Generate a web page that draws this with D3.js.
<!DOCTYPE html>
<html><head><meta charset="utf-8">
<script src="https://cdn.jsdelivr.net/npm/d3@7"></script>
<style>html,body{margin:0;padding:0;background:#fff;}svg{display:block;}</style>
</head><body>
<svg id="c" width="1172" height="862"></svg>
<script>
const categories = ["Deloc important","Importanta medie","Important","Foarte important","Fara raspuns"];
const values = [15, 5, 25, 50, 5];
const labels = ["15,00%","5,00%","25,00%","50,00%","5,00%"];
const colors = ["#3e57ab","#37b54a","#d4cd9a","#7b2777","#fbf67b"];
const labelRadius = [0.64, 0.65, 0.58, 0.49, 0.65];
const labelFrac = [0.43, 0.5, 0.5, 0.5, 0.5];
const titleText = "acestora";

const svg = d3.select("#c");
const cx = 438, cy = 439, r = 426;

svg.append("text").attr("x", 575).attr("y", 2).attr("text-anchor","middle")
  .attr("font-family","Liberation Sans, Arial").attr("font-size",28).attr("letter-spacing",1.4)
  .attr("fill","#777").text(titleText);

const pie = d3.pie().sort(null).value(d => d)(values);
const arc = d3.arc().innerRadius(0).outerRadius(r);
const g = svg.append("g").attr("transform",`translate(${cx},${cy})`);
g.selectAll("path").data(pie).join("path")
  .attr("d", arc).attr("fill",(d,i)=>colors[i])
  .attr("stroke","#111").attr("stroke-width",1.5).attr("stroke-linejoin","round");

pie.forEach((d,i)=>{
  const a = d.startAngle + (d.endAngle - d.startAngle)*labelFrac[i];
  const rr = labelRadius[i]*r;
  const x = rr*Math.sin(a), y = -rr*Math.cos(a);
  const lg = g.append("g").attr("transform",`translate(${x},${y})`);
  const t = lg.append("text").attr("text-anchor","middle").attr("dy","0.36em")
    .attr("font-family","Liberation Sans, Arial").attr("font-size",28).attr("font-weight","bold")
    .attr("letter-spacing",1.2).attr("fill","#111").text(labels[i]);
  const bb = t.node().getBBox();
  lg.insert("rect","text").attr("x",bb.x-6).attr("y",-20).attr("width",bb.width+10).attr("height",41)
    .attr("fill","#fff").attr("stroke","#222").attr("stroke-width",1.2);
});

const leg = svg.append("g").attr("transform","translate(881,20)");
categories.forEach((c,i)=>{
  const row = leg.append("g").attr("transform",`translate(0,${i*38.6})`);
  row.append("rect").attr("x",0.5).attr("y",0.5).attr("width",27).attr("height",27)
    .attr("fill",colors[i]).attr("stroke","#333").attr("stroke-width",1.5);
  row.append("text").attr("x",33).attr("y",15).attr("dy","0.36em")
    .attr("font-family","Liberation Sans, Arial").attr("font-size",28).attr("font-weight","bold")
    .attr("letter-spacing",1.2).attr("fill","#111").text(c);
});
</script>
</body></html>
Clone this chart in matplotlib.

====

■ **Required work**:
Identify the lines in the entries above that contain "this", then copy them out.

■ **Full answer**:
Generate a web page that draws this with D3.js.
Clone this chart in matplotlib.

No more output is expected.